Wogegen genau wird in Österreich nun eigentlich demonstriert und gestreikt? Gerade der besonders aktionsbereite Schulbereich zeigt ein Dilemma der Protestierenden auf: die Vielzahl unterschiedlicher Motive. So streikten gestern Pflichtschul- und BHS-Lehrer erstens gegen die Pensionsreform und zweitens gegen die "drohende" Harmonisierung der Pensionssysteme. Genau Letzteres ist aber der Herzenswunsch vieler Reformkritiker wie Alfred Gusenbauer oder Jörg Haider: Sie fordern eine Angleichung sofort und nicht erst später. Doch da schwant den Beamten (zu Recht) bereits Übles: Sie werden wohl langfristig geringere Pensionen erhalten.

Am 6. Mai wiederum schlossen sich die AHS-Lehrer dem Streik an - allerdings vorwiegend wegen eines völlig anderen Themas: Ihnen ist die Verringerung der Unterrichtsstunden ein Dorn im Auge.

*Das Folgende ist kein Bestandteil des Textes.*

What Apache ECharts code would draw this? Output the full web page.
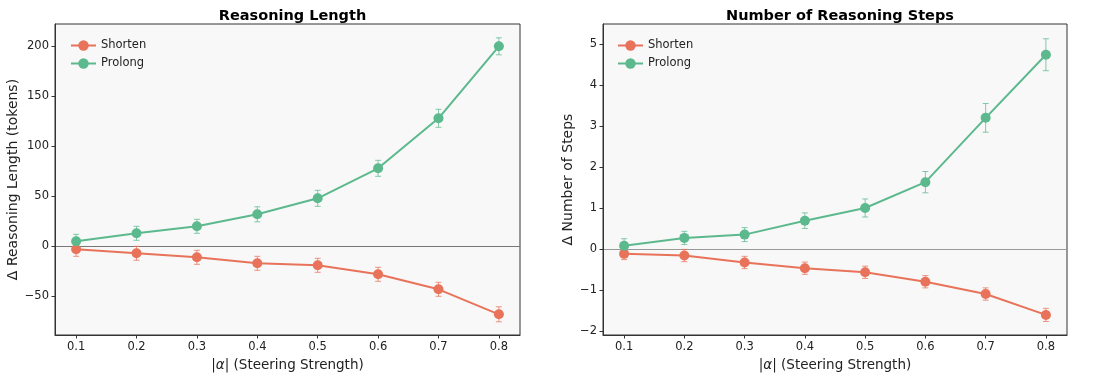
<!DOCTYPE html>
<html>
<head>
<meta charset="utf-8">
<script src="https://cdn.jsdelivr.net/npm/echarts@6/dist/echarts.min.js"></script>
<style>html,body{margin:0;padding:0;background:#fff;}#c{width:1100px;height:380px;}</style>
</head>
<body>
<div id="c"></div>
<script>
const alphas = [0.1, 0.2, 0.3, 0.4, 0.5, 0.6, 0.7, 0.8];
const xTicks = [0.1, 0.2, 0.3, 0.4, 0.5, 0.6, 0.7, 0.8];
const lenTicks = [-50, 0, 50, 100, 150, 200];
const stepTicks = [-2, -1, 0, 1, 2, 3, 4, 5];

const lenShorten = [-3, -7, -11, -17, -19, -28, -43, -68];
const lenShortenErr = [7, 7, 7, 7, 7, 7, 7, 7.5];
const lenProlong = [5, 13, 20, 32, 48, 78, 128, 200];
const lenProlongErr = [7, 7, 7, 7.5, 8, 8, 9, 8.5];

const stepShorten = [-0.12, -0.16, -0.33, -0.47, -0.57, -0.80, -1.10, -1.61];
const stepShortenErr = [0.14, 0.15, 0.15, 0.15, 0.15, 0.15, 0.15, 0.16];
const stepProlong = [0.08, 0.27, 0.35, 0.69, 1.00, 1.63, 3.20, 4.74];
const stepProlongErr = [0.17, 0.16, 0.17, 0.19, 0.22, 0.26, 0.35, 0.39];

const cShort = '#E8735A';
const cProl = '#5CB98D';
const FONT = 'DejaVu Sans';

function pts(vals) { return alphas.map((a, i) => [a, vals[i]]); }
function errs(vals, e) { return alphas.map((a, i) => [a, vals[i] - e[i], vals[i] + e[i]]); }

function errSeries(name, data, color, idx) {
  return {
    type: 'custom', name: name, xAxisIndex: idx, yAxisIndex: idx, z: 1,
    encode: { x: 0, y: [1, 2] }, silent: true, itemStyle: { color: color },
    data: data,
    renderItem: function (params, api) {
      const x = api.value(0);
      const lo = api.coord([x, api.value(1)]);
      const hi = api.coord([x, api.value(2)]);
      const cap = 3;
      const st = { stroke: color, lineWidth: 1, opacity: 0.75 };
      return {
        type: 'group', children: [
          { type: 'line', shape: { x1: lo[0], y1: lo[1], x2: hi[0], y2: hi[1] }, style: st },
          { type: 'line', shape: { x1: lo[0] - cap, y1: lo[1], x2: lo[0] + cap, y2: lo[1] }, style: st },
          { type: 'line', shape: { x1: hi[0] - cap, y1: hi[1], x2: hi[0] + cap, y2: hi[1] }, style: st }
        ]
      };
    }
  };
}
function lineSeries(name, data, color, idx, zeroColor) {
  const s = {
    type: 'line', name: name, xAxisIndex: idx, yAxisIndex: idx, z: 3,
    data: data, symbol: 'circle', symbolSize: 10, showSymbol: true,
    lineStyle: { color: color, width: 2 }, itemStyle: { color: color },
    emphasis: { disabled: true }, animation: false
  };
  if (zeroColor) {
    s.markLine = { silent: true, symbol: 'none', label: { show: false }, z: 0,
      lineStyle: { color: zeroColor, width: 1, type: 'solid' }, data: [{ yAxis: 0 }] };
  }
  return s;
}

const grids = [
  { left: 55, top: 24, width: 465, height: 311 },
  { left: 603, top: 24, width: 464, height: 311 }
];

function xAxis(idx) {
  return {
    type: 'value', gridIndex: idx, min: 0.065, max: 0.835,
    name: '|{a|α}| (Steering Strength)', nameLocation: 'middle', nameGap: 23,
    nameTextStyle: { fontFamily: FONT, fontSize: 13.5, color: '#222',
      rich: { a: { fontFamily: FONT, fontSize: 13.5, fontStyle: 'italic', color: '#222' } } },
    axisLine: { show: true, onZero: false, lineStyle: { color: '#333', width: 1 } },
    axisTick: { show: true, length: 3.5, customValues: xTicks, lineStyle: { color: '#333' } },
    axisLabel: { customValues: xTicks, fontFamily: FONT, fontSize: 11.5, color: '#222', margin: 6,
      formatter: v => v.toFixed(1) },
    splitLine: { show: false }
  };
}
function yAxis(idx, min, max, ticks, name, gap) {
  return {
    type: 'value', gridIndex: idx, min: min, max: max,
    name: name, nameLocation: 'middle', nameGap: gap,
    nameTextStyle: { fontFamily: FONT, fontSize: 14, color: '#222' },
    axisLine: { show: true, lineStyle: { color: '#333', width: 1 } },
    axisTick: { show: true, length: 3.5, customValues: ticks, lineStyle: { color: '#333' } },
    axisLabel: { customValues: ticks, fontFamily: FONT, fontSize: 11.5, color: '#222', margin: 6,
      formatter: v => (v < 0 ? '\u2212' + Math.abs(v) : String(v)) },
    splitLine: { show: false }
  };
}

const legendCommon = {
  orient: 'vertical', itemWidth: 25, itemHeight: 13, itemGap: 5,
  textStyle: { fontFamily: FONT, fontSize: 11.5, color: '#222', lineHeight: 13 },
  data: ['Shorten', 'Prolong'], selectedMode: false
};

const chart = echarts.init(document.getElementById('c'), null, { renderer: 'canvas' });
chart.setOption({
  animation: false,
  backgroundColor: '#ffffff',
  title: [
    { text: 'Reasoning Length', left: 287.5, textAlign: 'center', top: 4,
      textStyle: { fontFamily: FONT, fontSize: 14.5, fontWeight: 'bold', color: '#000' } },
    { text: 'Number of Reasoning Steps', left: 835, textAlign: 'center', top: 4,
      textStyle: { fontFamily: FONT, fontSize: 14.5, fontWeight: 'bold', color: '#000' } }
  ],
  legend: [
    Object.assign({ left: 65, top: 34 }, legendCommon),
    Object.assign({ left: 612, top: 34 }, legendCommon)
  ],
  grid: grids.map(g => Object.assign({ show: true, backgroundColor: '#f8f8f8', borderColor: '#333', borderWidth: 1 }, g)),
  xAxis: [xAxis(0), xAxis(1)],
  yAxis: [
    yAxis(0, -88.7, 222.3, lenTicks, 'Δ Reasoning Length (tokens)', 35),
    yAxis(1, -2.1, 5.49, stepTicks, 'Δ Number of Steps', 28)
  ],
  series: [
    lineSeries('Shorten', pts(lenShorten), cShort, 0, '#777'),
    lineSeries('Prolong', pts(lenProlong), cProl, 0),
    lineSeries('Shorten', pts(stepShorten), cShort, 1, '#999'),
    lineSeries('Prolong', pts(stepProlong), cProl, 1),
    errSeries('Shorten', errs(lenShorten, lenShortenErr), cShort, 0),
    errSeries('Prolong', errs(lenProlong, lenProlongErr), cProl, 0),
    errSeries('Shorten', errs(stepShorten, stepShortenErr), cShort, 1),
    errSeries('Prolong', errs(stepProlong, stepProlongErr), cProl, 1)
  ]
});
</script>
</body>
</html>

Warum die Pflichtschulen dieses Thema eher in den Hintergrund stellen? Weil ihr Anstellungsschlüssel von anderen Faktoren abhängt. Im Zuge des Finanzausgleichs haben alle - natürlich auch "rote"- Länder einer Absenkung des Lehrer-Schüler-Schlüssels (derzeit eins zu 9,6) zugestimmt. Die Schulstundenkürzung hilft somit den Bundesländern, die für die Pflichtschulen zuständig sind - sie können auch mit weniger Lehrern das bisherige Angebot und somit beispielsweise Kleinstschulen aufrechterhalten, die ursprünglich akut von Schließung bedroht waren.

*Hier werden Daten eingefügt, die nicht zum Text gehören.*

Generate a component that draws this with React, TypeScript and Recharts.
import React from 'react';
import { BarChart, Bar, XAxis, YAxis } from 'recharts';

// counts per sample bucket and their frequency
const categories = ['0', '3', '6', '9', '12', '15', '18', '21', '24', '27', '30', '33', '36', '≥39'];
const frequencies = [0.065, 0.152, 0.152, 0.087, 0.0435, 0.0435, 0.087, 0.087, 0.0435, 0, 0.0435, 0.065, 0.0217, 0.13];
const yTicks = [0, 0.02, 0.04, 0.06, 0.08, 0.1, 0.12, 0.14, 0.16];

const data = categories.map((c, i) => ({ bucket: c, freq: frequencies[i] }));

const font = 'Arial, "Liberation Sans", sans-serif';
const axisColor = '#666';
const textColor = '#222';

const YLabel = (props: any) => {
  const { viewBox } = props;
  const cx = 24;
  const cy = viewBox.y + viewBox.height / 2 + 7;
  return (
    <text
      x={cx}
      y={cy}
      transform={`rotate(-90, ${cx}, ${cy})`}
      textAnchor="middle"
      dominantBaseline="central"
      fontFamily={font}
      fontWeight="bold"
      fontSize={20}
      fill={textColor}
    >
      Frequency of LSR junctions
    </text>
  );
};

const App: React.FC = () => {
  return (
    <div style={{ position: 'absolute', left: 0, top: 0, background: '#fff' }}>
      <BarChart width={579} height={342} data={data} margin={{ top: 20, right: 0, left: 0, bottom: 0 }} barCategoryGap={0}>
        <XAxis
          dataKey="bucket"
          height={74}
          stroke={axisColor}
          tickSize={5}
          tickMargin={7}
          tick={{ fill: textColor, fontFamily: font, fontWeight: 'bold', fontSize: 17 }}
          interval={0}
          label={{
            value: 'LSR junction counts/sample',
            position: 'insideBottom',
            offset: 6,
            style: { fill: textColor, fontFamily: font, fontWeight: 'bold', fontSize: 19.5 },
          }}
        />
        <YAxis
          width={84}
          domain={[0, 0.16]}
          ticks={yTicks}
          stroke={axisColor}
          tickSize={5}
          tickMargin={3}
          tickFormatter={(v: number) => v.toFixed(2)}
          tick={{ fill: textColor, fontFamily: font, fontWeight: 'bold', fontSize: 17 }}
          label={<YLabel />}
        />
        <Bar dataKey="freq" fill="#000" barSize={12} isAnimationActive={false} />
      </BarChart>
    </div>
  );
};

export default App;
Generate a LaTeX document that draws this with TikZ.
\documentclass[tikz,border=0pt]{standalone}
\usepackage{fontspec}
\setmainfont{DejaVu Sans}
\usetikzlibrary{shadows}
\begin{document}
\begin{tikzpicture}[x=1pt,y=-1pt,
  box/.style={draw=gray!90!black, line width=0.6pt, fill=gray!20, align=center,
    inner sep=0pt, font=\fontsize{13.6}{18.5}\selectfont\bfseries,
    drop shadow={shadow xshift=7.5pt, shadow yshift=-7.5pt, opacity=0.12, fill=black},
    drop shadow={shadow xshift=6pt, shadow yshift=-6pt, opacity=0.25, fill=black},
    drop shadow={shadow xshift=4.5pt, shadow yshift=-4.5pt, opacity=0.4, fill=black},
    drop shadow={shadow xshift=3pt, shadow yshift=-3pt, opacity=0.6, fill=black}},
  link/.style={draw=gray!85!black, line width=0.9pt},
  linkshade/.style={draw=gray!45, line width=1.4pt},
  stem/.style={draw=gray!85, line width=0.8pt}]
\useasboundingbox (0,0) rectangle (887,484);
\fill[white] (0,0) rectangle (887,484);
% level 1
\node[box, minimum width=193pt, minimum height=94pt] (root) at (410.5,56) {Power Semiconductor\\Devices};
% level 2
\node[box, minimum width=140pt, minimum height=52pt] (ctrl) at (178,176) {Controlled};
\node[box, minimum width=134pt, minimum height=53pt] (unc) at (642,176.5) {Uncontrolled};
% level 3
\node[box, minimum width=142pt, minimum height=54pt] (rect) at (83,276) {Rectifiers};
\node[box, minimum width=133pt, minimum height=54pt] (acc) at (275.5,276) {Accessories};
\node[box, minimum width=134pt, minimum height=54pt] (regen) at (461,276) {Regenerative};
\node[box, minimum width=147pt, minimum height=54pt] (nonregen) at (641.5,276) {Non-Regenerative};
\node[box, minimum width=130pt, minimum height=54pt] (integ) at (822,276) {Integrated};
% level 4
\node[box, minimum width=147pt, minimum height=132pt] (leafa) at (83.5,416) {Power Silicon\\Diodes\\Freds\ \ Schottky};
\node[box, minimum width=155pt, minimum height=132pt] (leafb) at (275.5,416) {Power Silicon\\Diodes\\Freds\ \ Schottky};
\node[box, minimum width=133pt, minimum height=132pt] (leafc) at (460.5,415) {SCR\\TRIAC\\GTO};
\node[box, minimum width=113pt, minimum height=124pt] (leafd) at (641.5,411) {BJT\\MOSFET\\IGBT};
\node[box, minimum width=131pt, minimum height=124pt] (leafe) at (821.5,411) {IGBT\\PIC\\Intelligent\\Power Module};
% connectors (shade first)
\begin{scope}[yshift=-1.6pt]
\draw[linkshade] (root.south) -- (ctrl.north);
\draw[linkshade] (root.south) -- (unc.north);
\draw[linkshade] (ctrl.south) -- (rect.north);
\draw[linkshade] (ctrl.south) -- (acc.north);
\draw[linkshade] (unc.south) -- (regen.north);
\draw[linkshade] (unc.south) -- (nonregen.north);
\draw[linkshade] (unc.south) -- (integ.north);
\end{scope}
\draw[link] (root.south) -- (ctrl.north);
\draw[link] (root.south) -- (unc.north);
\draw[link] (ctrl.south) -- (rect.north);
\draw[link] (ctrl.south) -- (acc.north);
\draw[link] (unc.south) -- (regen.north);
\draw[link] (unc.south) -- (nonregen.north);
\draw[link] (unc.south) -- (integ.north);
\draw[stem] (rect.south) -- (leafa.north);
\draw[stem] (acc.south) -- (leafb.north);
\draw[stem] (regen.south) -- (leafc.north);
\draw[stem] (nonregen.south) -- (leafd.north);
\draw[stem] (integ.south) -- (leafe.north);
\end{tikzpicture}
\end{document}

Weitere Forderungen? Die SPÖ - und Teile anderer Parteien - wollen eine Solidarabgabe für Pensionisten über der ASVG-Höchstgrenze, sprich: Beamte. Schwer vorstellbar, dass sich die Gewerkschaft Öffentlicher Dienst dafür erwärmen kann. Ziemlich allein stehen auch die Grünen da, die eine Grundsicherung und keine staatliche Pension mehr über der ASVG-Höchstgrenze fordern. Womit als kleinster gemeinsamer Nenner der Demonstranten eigentlich nur übrig blieb: Reformaufschub.